The deaths at the construction sites have happened since 1998, metro authorities informed a rights group.
The first line opened in 2002 and the metro offers commuters an air-conditioned and swift alternative to overcrowded buses and three-wheelers.
There has been pressure to upgrade it before October's Commonwealth Games.
Metro spokesman Anuj Dayal told the BBC that most of the deaths had happened in road and other accidents around the construction sites.
"Only nine or 10 workers have died in incidents involving collapse of metro structures. There have been two such incidents of structural collapses," he said.
Mr Dayal said the metro's accident rate was low compared with similar construction projects around the world.
Authorities said families of the deceased workers had received anything between 150,000 and 900,00 rupees ($3,000 to $20,000) in compensation.

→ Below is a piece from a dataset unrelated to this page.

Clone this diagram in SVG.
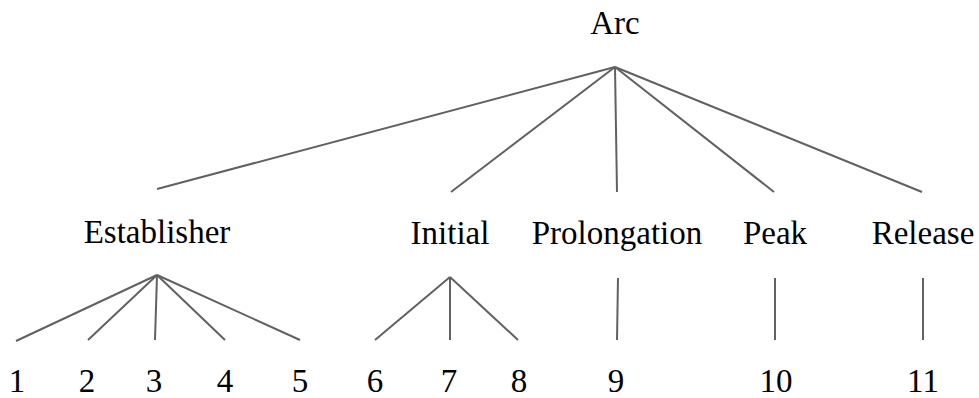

At least six people died when a pillar supporting a partly built bridge collapsed in July last year in south Delhi.
In the same month, a labourer was killed when a girder fell on him at a rail construction site.
And in May 2009, a pillar supporting a partly built bridge collapsed killing six workers in the city's Zamrudpur area.
In October 2008, two people were crushed to death and 12 injured when another bridge under construction collapsed on to a bus and cars below.
The frequent accidents at metro sites have given rise to fears that safety standards are being compromised in the rush to build new lines, correspondents say.